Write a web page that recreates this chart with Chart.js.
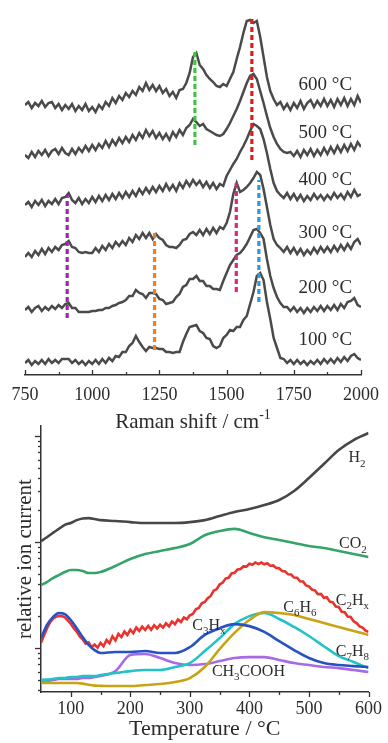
<!DOCTYPE html>
<html><head><meta charset="utf-8">
<script src="https://cdn.jsdelivr.net/npm/chart.js@4.4.1/dist/chart.umd.min.js"></script>
<style>
html,body{margin:0;padding:0;background:#fff;width:388px;height:743px;overflow:hidden}
#top{position:absolute;left:0;top:0}
#bot{position:absolute;left:0;top:420px}
</style></head><body>
<canvas id="top" width="388" height="430"></canvas>
<canvas id="bot" width="388" height="323"></canvas>
<script>
// ---------- DATA: Raman spectra (top panel) ----------
const ramanShift = Array.from({length:101},(_,i)=>750+12.5*i); // cm-1 sampling grid
const ramanTicks = [750,1000,1250,1500,1750,2000];
const ramanMinorTicks = [875,1125,1375,1625,1875];
const spectraNames = ['600 °C','500 °C','400 °C','300 °C','200 °C','100 °C'];
const spec600 = [270,273,267,272,269,274,268,272,273,267, 271,265,270,266,271,264,269,265,271,264,
  268,263,270,266,273,269,277,272,279,275, 282,278,284,280,288,284,292,285,290,284,
  289,282,286,279,283,277,285,286,292,302, 318,322,310,306,300,296,293,289,288,291,
  289,296,303,316,328,342,354,355,352,354, 338,318,298,284,276,270,273,266,271,265,
  272,267,274,266,272,275,268,274,269,276, 269,275,268,276,270,277,269,276,270,279, 272];
const spec500 = [220,217,223,218,224,220,225,219,224,226, 221,227,222,220,226,221,227,223,229,224,
  230,225,231,227,234,228,235,230,237,232, 238,233,240,235,242,237,245,239,244,237,
  242,236,241,235,243,238,245,240,247,250, 256,253,249,251,246,244,242,240,239,241,
  246,252,259,266,274,283,292,299,301,296, 284,272,259,247,238,231,226,223,222,223,
  219,224,218,225,220,226,219,225,220,227, 221,228,222,229,223,230,224,231,225,233, 228];
const spec400 = [170,173,168,174,170,175,169,174,171,176, 171,177,178,182,175,172,177,171,176,172,
  178,173,179,174,180,175,181,176,182,177, 183,178,184,179,186,181,187,182,188,183,
  189,184,191,185,190,184,192,187,194,189, 195,190,194,188,193,187,192,186,191,189,
  199,205,211,216,223,229,236,244,251,249, 246,236,222,206,192,184,180,177,182,176,
  181,175,180,174,179,175,181,176,180,175, 180,176,182,177,181,176,183,178,185,179, 181];
const spec300 = [118,122,118,124,120,126,121,127,123,128, 125,130,131,134,128,127,123,122,123,122,
  122,127,123,129,125,131,127,133,129,134, 130,137,133,140,136,142,137,142,136,141,
  137,135,130,128,128,127,130,135,136,141, 143,140,145,140,146,141,147,142,148,146,
  152,163,181,192,183,185,188,192,197,203, 200,186,168,150,136,130,127,123,128,122,
  127,121,126,120,125,121,127,122,128,123, 128,123,129,124,130,125,131,126,133,136, 130];
const spec200 = [65,68,63,67,69,64,68,65,69,66, 70,67,71,72,67,67,63,63,63,63,
  64,64,65,65,67,67,69,70,72,73, 75,79,79,85,82,81,77,82,82,81,
  76,75,71,72,73,78,81,88,90,96, 96,99,94,94,89,89,86,86,85,94,
  102,110,115,120,122,126,131,138,145,146, 142,136,116,99,87,78,72,68,68,64,
  68,63,67,62,67,63,68,64,69,64, 69,65,70,65,71,67,73,74,77,70, 68];
const spec100 = [12,15,10,14,11,15,11,16,12,15, 12,16,16,16,12,15,11,14,10,14,
  11,15,11,16,12,17,14,19,18,23, 23,29,32,39,33,28,24,28,27,27,
  26,26,23,23,22,23,23,33,41,48, 49,50,44,42,37,36,29,27,29,37,
  40,45,44,48,48,55,59,71,83,99, 102,95,73,56,37,27,17,16,12,15,
  11,15,11,14,10,14,11,15,11,16, 12,16,12,17,13,18,14,19,21,17, 15];
// marker (dashed) lines: band position and vertical extent (intensity units)
const bandShift  = [907,1232,1382,1536,1594,1620];
const bandLow    = [57,25,230,83,215,73];
const bandHigh   = [180,145,323,193,357,195];

// ---------- DATA: TPD ion currents (bottom panel) ----------
const tempTicks = [100,200,300,400,500,600];
const tempMinorTicks = [150,250,350,450,550];
const temps = [50,60,70,80,90,100,110,120,130,140,150,175,200,225,250,275,300,325,350,375,400,425,450,475,500,525,550,575,600];
const h2 = [102,111,122,133,145,151,161,167,168,165,161,158,154,151,151,151,154,161,176,192,205,223,249,303,402,544,738,917,1067];
const co2 = [39.3,41.9,45.7,48.8,52.1,54.4,54.4,53.3,51.0,51.0,52.1,59.4,69.1,77.1,82.3,87.8,95.7,116,127,133,122,111,104.5,97.9,91.7,87.8,82.3,77.1,72.2];
const c3hx = [12.4,16.5,19.6,21.4,20.9,18.4,15.4,12.7,10.7,9.57,8.97,9.17,9.17,9.37,8.97,8.97,10.2,13.3,15.4,16.8,16.1,14.2,11.6,9.57,8.05,7.22,6.91,6.76,6.62];
const ch3cooh = [4.78,4.88,4.99,5.10,5.10,5.10,5.10,5.21,5.21,5.33,5.44,6.06,8.59,8.78,8.05,7.22,6.91,7.06,7.54,8.05,8.22,8.22,7.71,7.22,6.91,6.62,6.47,6.20,5.94];
const c7h8 = [4.99,5.04,5.10,5.21,5.21,5.33,5.33,5.44,5.44,5.44,5.56,5.81,6.06,6.20,6.20,6.62,7.22,9.37,12.4,16.8,20.0,21.4,18.8,15.8,13.0,10.4,8.41,7.38,6.47];
const c6h6 = [4.68,4.68,4.68,4.68,4.68,4.68,4.68,4.62,4.50,4.42,4.40,4.38,4.38,4.48,4.58,4.78,5.21,6.62,9.78,13.9,18.4,21.8,21.4,20.5,18.8,17.2,15.8,14.5,13.3];
const c2hxTemps = Array.from({length:111},(_,i)=>50+5*i);
const c2hx = [11.2,13.1,15.3,17.4,18.9,19.7,20.1,20.0,19.5,18.3, 16.9,15.4,14.3,12.9,12.1,11.0,11.3,10.2,10.8,10.1,
  11.2,10.4,11.9,11.1,12.9,11.8,13.6,12.7,14.3,13.3, 14.9,13.8,15.6,14.5,15.9,14.8,16.2,14.9,16.4,15.3,
  16.6,15.6,17.1,16.0,17.8,16.8,18.6,17.6,19.4,18.7, 20.4,21.0,23.2,23.9,26.4,27.2,29.6,31.0,34.8,35.9,
  39.8,41.3,45.2,46.0,50.5,51.2,55.0,55.6,58.9,58.6, 62.4,61.0,64.2,62.0,64.0,61.6,63.0,59.8,60.2,57.0,
  56.6,53.2,52.8,49.6,49.4,46.2,46.0,42.6,42.4,39.0, 38.2,35.6,35.0,32.2,32.4,29.8,30.2,27.4,27.0,24.6,
  24.4,22.0,21.8,19.8,19.6,17.9,17.2,16.0,15.6,14.6, 14.2];

// ---------- STYLE ----------
const FONT = "'Liberation Serif','Times New Roman',serif";
const INK = '#2b2b2b';
Chart.defaults.font.family = FONT;
Chart.defaults.color = INK;
const traceColor = '#4a4a4a';
const bandColors = ['#9b2aa6','#ea8420','#3cc83c','#d8287c','#d42222','#2d9bd6'];
const pair = (xs, ys) => xs.map((x,i)=>({x, y:ys[i]}));

function drawRuns(ctx, runs, x, y, align, size){
  const big = size+'px '+FONT, small = Math.round(size*0.66)+'px '+FONT;
  let w = 0;
  for (const r of runs){ ctx.font = (r.s||r.u)?small:big; w += ctx.measureText(r.t).width; }
  let cx = align==='right' ? x-w : (align==='center' ? x-w/2 : x);
  ctx.textAlign='left'; ctx.textBaseline='alphabetic';
  for (const r of runs){
    ctx.font = (r.s||r.u)?small:big;
    const dy = r.s ? size*0.26 : (r.u ? -size*0.42 : 0);
    ctx.fillText(r.t, cx, y+dy);
    cx += ctx.measureText(r.t).width;
  }
}

// ---------- TOP CHART ----------
const topDatasets = [];
bandShift.forEach((b,i)=>{
  topDatasets.push({data:[{x:b,y:bandLow[i]},{x:b,y:bandHigh[i]}], borderColor:bandColors[i],
    borderWidth:3.2, borderDash:[5,3], pointRadius:0, order:0});
});
[spec600,spec500,spec400,spec300,spec200,spec100].forEach(s=>{
  topDatasets.push({data:pair(ramanShift,s), borderColor:traceColor, borderWidth:2.5,
    pointRadius:0, tension:0, order:1});
});
const topLabelAnchors = {x:1967, y:[290,242,195,142,87,35]};

const topDecor = {
  id:'topDecor',
  afterDraw(chart){
    const {ctx, chartArea:a, scales:{x,y}} = chart;
    ctx.save();
    ctx.strokeStyle='#333'; ctx.lineWidth=1.3;
    const tick=(v,len)=>{const p=Math.round(x.getPixelForValue(v))+0.5; ctx.beginPath(); ctx.moveTo(p,a.bottom); ctx.lineTo(p,a.bottom-len); ctx.stroke();};
    ramanTicks.forEach(v=>tick(v,5)); ramanMinorTicks.forEach(v=>tick(v,3));
    ctx.fillStyle=INK; ctx.font='19px '+FONT; ctx.textAlign='right'; ctx.textBaseline='middle';
    spectraNames.forEach((n,i)=>ctx.fillText(n, x.getPixelForValue(topLabelAnchors.x), y.getPixelForValue(topLabelAnchors.y[i])));
    drawRuns(ctx, [{t:'Raman shift / cm'},{t:'-1',u:1}], (a.left+a.right)/2, a.bottom+53, 'center', 21);
    ctx.restore();
  }
};

new Chart(document.getElementById('top'), {
  type:'line',
  data:{datasets:topDatasets},
  options:{
    responsive:false, animation:false, events:[],
    layout:{padding:{left:25,right:21,top:10,bottom:0}},
    plugins:{legend:{display:false}, tooltip:{enabled:false}},
    scales:{
      x:{type:'linear', min:750, max:2000, bounds:'data',
        grid:{display:false, drawTicks:false},
        border:{display:true, color:'#333', width:1.5},
        ticks:{autoSkip:false, maxRotation:0, padding:9, color:INK, font:{size:18, family:FONT},
          callback:v=>String(v)},
        afterBuildTicks:s=>{s.ticks = ramanTicks.map(v=>({value:v}));},
        afterFit:s=>{s.height = 55;}
      },
      y:{type:'linear', display:false, min:0, max:365}
    }
  },
  plugins:[topDecor]
});

// ---------- BOTTOM CHART ----------
const speciesColors = {h2:'#474747', co2:'#35a46a', c2hx:'#e8332f', ch3cooh:'#a86ae4', c7h8:'#22c2c6', c6h6:'#c9a316', c3hx:'#2652c4'};
const botDatasets = [
  {data:pair(temps,c3hx), borderColor:speciesColors.c3hx, order:1},
  {data:pair(temps,c6h6), borderColor:speciesColors.c6h6, order:2},
  {data:pair(temps,c7h8), borderColor:speciesColors.c7h8, order:3},
  {data:pair(temps,ch3cooh), borderColor:speciesColors.ch3cooh, order:4},
  {data:pair(c2hxTemps,c2hx), borderColor:speciesColors.c2hx, order:5, tension:0, cubicInterpolationMode:'default'},
  {data:pair(temps,co2), borderColor:speciesColors.co2, order:6},
  {data:pair(temps,h2), borderColor:speciesColors.h2, order:7}
].map(d=>Object.assign({borderWidth:2.6, pointRadius:0, tension:0.4, cubicInterpolationMode:'monotone'}, d));

const speciesLabels = [
  {runs:[{t:'H'},{t:'2',s:1}], x:595, y:634, align:'right'},
  {runs:[{t:'CO'},{t:'2',s:1}], x:597, y:98, align:'right'},
  {runs:[{t:'C'},{t:'2',s:1},{t:'H'},{t:'x',s:1}], x:545, y:29, align:'left'},
  {runs:[{t:'C'},{t:'6',s:1},{t:'H'},{t:'6',s:1}], x:457, y:24.9, align:'left'},
  {runs:[{t:'C'},{t:'3',s:1},{t:'H'},{t:'x',s:1}], x:304, y:16.8, align:'left'},
  {runs:[{t:'C'},{t:'7',s:1},{t:'H'},{t:'8',s:1}], x:545, y:9.57, align:'left'},
  {runs:[{t:'CH'},{t:'3',s:1},{t:'COOH'}], x:337, y:6.2, align:'left'}
];

const botDecor = {
  id:'botDecor',
  afterDraw(chart){
    const {ctx, chartArea:a, scales:{x,y}} = chart;
    ctx.save();
    ctx.strokeStyle='#333'; ctx.lineWidth=1.3;
    const xt=(v,len)=>{const p=Math.round(x.getPixelForValue(v))+0.5; ctx.beginPath(); ctx.moveTo(p,a.bottom); ctx.lineTo(p,a.bottom+len); ctx.stroke();};
    tempTicks.forEach(v=>xt(v,5)); tempMinorTicks.forEach(v=>xt(v,3));
    const yt=(v,len)=>{const p=Math.round(y.getPixelForValue(v))+0.5; ctx.beginPath(); ctx.moveTo(a.left,p); ctx.lineTo(a.left-len,p); ctx.stroke();};
    for (let e=0; e<=3; e++){
      for (let k=1;k<=9;k++){
        const v=k*Math.pow(10,e);
        if (v>=y.min && v<=y.max) yt(v, k===1?6:3);
      }
    }
    ctx.fillStyle=INK;
    speciesLabels.forEach(l=>drawRuns(ctx, l.runs, x.getPixelForValue(l.x), y.getPixelForValue(l.y)+5.5, l.align, 16));
    ctx.restore();
  }
};

new Chart(document.getElementById('bot'), {
  type:'line',
  data:{datasets:botDatasets},
  options:{
    responsive:false, animation:false, events:[],
    layout:{padding:{left:0,right:17,top:6,bottom:0}},
    plugins:{legend:{display:false}, tooltip:{enabled:false}},
    scales:{
      x:{type:'linear', min:50, max:600, bounds:'data',
        grid:{display:false, drawTicks:false},
        border:{display:true, color:'#333', width:1.5},
        ticks:{autoSkip:false, maxRotation:0, padding:6, color:INK, font:{size:18, family:FONT},
          callback:v=>String(v)},
        title:{display:true, text:'Temperature / °C', color:INK, font:{size:22, family:FONT}, padding:{top:0,bottom:1}},
        afterBuildTicks:s=>{s.ticks = tempTicks.map(v=>({value:v}));},
        afterFit:s=>{s.height = 51;}
      },
      y:{type:'logarithmic', min:3.85, max:1243, bounds:'data',
        grid:{display:false, drawTicks:false},
        border:{display:true, color:'#333', width:1.5},
        ticks:{display:false},
        title:{display:true, text:'relative ion current', color:INK, font:{size:21, family:FONT}, padding:{top:13,bottom:0}},
        afterFit:s=>{s.width = 41;}
      }
    }
  },
  plugins:[botDecor]
});
</script></body></html>
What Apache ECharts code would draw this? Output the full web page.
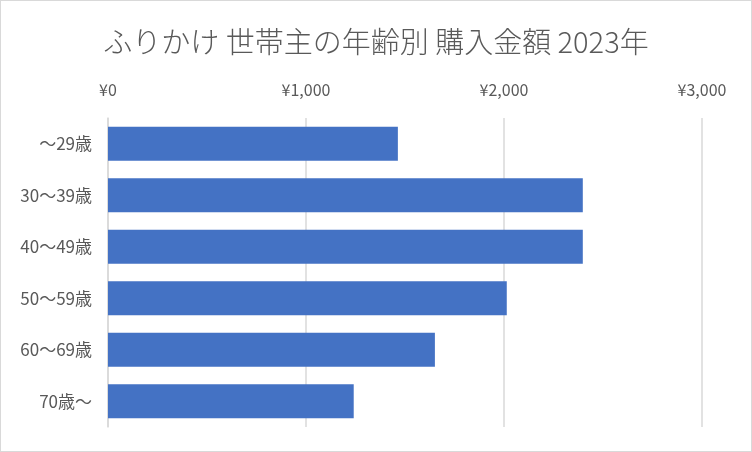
<!DOCTYPE html>
<html><head><meta charset="utf-8">
<script src="https://cdn.jsdelivr.net/npm/echarts@6/dist/echarts.min.js"></script>
<style>html,body{margin:0;padding:0;background:#fff}#c{width:752px;height:452px;box-sizing:border-box;border:1px solid #d9d9d9}</style>
</head><body><div id="c"></div>
<script>
const categories = ['～29歳','30～39歳','40～49歳','50～59歳','60～69歳','70歳～'];
const values = [1464, 2398, 2398, 2014, 1651, 1241];
const chart = echarts.init(document.getElementById('c'));
const font = '"Noto Sans CJK JP", sans-serif';
chart.setOption({
  animation:false,
  title:{text:'ふりかけ 世帯主の年齢別 購入金額 2023年',left:'center',top:21,
    textStyle:{fontFamily:font,fontSize:29,fontWeight:300,color:'#595959'}},
  grid:{left:107,right:49,top:117,bottom:24},
  xAxis:{type:'value',position:'top',min:0,max:3000,interval:1000,
    axisLine:{show:false},axisTick:{show:false},
    splitLine:{lineStyle:{color:'#d9d9d9',width:1.5}},
    axisLabel:{fontFamily:font,fontSize:16,color:'#595959',margin:20,
      formatter:v=>'¥'+v.toLocaleString('en-US')}},
  yAxis:{type:'category',data:categories,inverse:true,
    axisLine:{lineStyle:{color:'#d9d9d9',width:1.5}},axisTick:{show:false},
    axisLabel:{fontFamily:font,fontSize:17,color:'#595959',margin:16}},
  series:[{type:'bar',data:values,barCategoryGap:'34%',itemStyle:{color:'#4472c4'}}]
});
</script></body></html>
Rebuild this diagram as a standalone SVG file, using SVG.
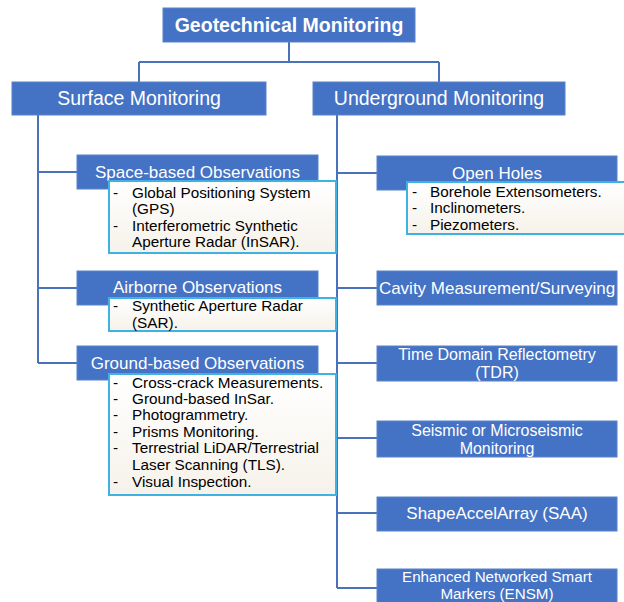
<svg xmlns="http://www.w3.org/2000/svg" width="624" height="602" viewBox="0 0 624 602">
<defs>
<linearGradient id="cream" x1="0" y1="0" x2="0" y2="1">
<stop offset="0" stop-color="#FFFFFF"/>
<stop offset="1" stop-color="#F6F2EA"/>
</linearGradient>
</defs>
<style>
.blue{fill:#4472C4;stroke:#5A82C8;stroke-width:1}
.list{fill:url(#cream);stroke:#3FB2E4;stroke-width:2}
.conn{fill:none;stroke:#4A72BA;stroke-width:2}
.h1{font-family:"Liberation Sans",Arial,sans-serif;font-weight:bold;font-size:19.5px;fill:#fff;text-anchor:middle}
.h2{font-family:"Liberation Sans",Arial,sans-serif;font-size:19.5px;fill:#fff;text-anchor:middle}
.h3{font-family:"Liberation Sans",Arial,sans-serif;font-size:17px;fill:#fff;text-anchor:middle}
.h4{font-family:"Liberation Sans",Arial,sans-serif;font-size:16px;fill:#fff;text-anchor:middle}
.h5{font-family:"Liberation Sans",Arial,sans-serif;font-size:15.2px;fill:#fff;text-anchor:middle}
.li{font-family:"Liberation Sans",Arial,sans-serif;font-size:15.3px;fill:#000}
</style>
<rect width="624" height="602" fill="#fff"/>
<g id="connectors">
<path class="conn" d="M289 42V62M139 62H439M139 62V82M439 62V82"/>
<path class="conn" d="M38 115V363M38 172H77M38 288H77M38 363H77"/>
<path class="conn" d="M337 115V588M337 173H377M337 288H377M337 363H377M337 438H377M337 513H377M337 588H377"/>
</g>
<g id="geotechnical">
<rect class="blue" x="163" y="8" width="252" height="34"/>
<text class="h1" x="289" y="32">Geotechnical Monitoring</text>
</g>
<g id="surface">
<rect class="blue" x="12" y="82" width="254" height="33"/>
<text class="h2" x="139" y="105">Surface Monitoring</text>
</g>
<g id="underground">
<rect class="blue" x="313" y="82" width="252" height="33"/>
<text class="h2" x="439" y="105">Underground Monitoring</text>
</g>
<g id="space">
<rect class="blue" x="77" y="155" width="241" height="34"/>
<text class="h3" x="197.5" y="178">Space-based Observations</text>
<rect class="list" x="109" y="181" width="227" height="72"/>
<text class="li"><tspan x="113" y="198">-</tspan><tspan x="132" y="198">Global Positioning System</tspan><tspan x="132" y="214">(GPS)</tspan><tspan x="113" y="231">-</tspan><tspan x="132" y="231">Interferometric Synthetic</tspan><tspan x="132" y="247">Aperture Radar (InSAR).</tspan></text>
</g>
<g id="airborne">
<rect class="blue" x="77" y="271" width="241" height="34"/>
<text class="h3" x="197.5" y="293">Airborne Observations</text>
<rect class="list" x="109" y="298" width="227" height="33"/>
<text class="li"><tspan x="113" y="311">-</tspan><tspan x="132" y="311">Synthetic Aperture Radar</tspan><tspan x="132" y="327.5">(SAR).</tspan></text>
</g>
<g id="ground">
<rect class="blue" x="77" y="346" width="241" height="34"/>
<text class="h3" x="197.5" y="369">Ground-based Observations</text>
<rect class="list" x="109" y="374" width="227" height="121"/>
<text class="li"><tspan x="113" y="388">-</tspan><tspan x="132" y="388">Cross-crack Measurements.</tspan><tspan x="113" y="404">-</tspan><tspan x="132" y="404">Ground-based InSar.</tspan><tspan x="113" y="420">-</tspan><tspan x="132" y="420">Photogrammetry.</tspan><tspan x="113" y="437">-</tspan><tspan x="132" y="437">Prisms Monitoring.</tspan><tspan x="113" y="453">-</tspan><tspan x="132" y="453">Terrestrial LiDAR/Terrestrial</tspan><tspan x="132" y="470">Laser Scanning (TLS).</tspan><tspan x="113" y="487">-</tspan><tspan x="132" y="487">Visual Inspection.</tspan></text>
</g>
<g id="openholes">
<rect class="blue" x="377" y="156" width="240" height="34"/>
<text class="h3" x="497" y="179">Open Holes</text>
<rect class="list" x="407" y="182" width="230" height="52"/>
<text class="li"><tspan x="412" y="197">-</tspan><tspan x="430" y="197">Borehole Extensometers.</tspan><tspan x="412" y="213">-</tspan><tspan x="430" y="213">Inclinometers.</tspan><tspan x="412" y="230">-</tspan><tspan x="430" y="230">Piezometers.</tspan></text>
</g>
<g id="cavity">
<rect class="blue" x="377" y="271" width="240" height="34"/>
<text class="h3" x="497" y="294">Cavity Measurement/Surveying</text>
</g>
<g id="tdr">
<rect class="blue" x="377" y="346" width="240" height="35"/>
<text class="h4"><tspan x="497" y="360">Time Domain Reflectometry</tspan><tspan x="497" y="378">(TDR)</tspan></text>
</g>
<g id="seismic">
<rect class="blue" x="377" y="421" width="240" height="36"/>
<text class="h4"><tspan x="497" y="435.5">Seismic or Microseismic</tspan><tspan x="497" y="453.5">Monitoring</tspan></text>
</g>
<g id="saa">
<rect class="blue" x="377" y="497" width="240" height="34"/>
<text class="h3" x="497" y="519">ShapeAccelArray (SAA)</text>
</g>
<g id="ensm">
<rect class="blue" x="377" y="569" width="240" height="40"/>
<text class="h5"><tspan x="497" y="581.5">Enhanced Networked Smart</tspan><tspan x="497" y="598.5">Markers (ENSM)</tspan></text>
</g>
</svg>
☆ ☆ ☆ ☆ ☆ ☆ ☆
- TASK OBJECTIVE
Find each line holding the word "this" and copy it.

- WRITTEN SOLUTION
Write a web page that recreates this chart with Chart.js.
What Apache ECharts code would draw this? Output the full web page.
Rebuild this diagram as a standalone SVG file, using SVG.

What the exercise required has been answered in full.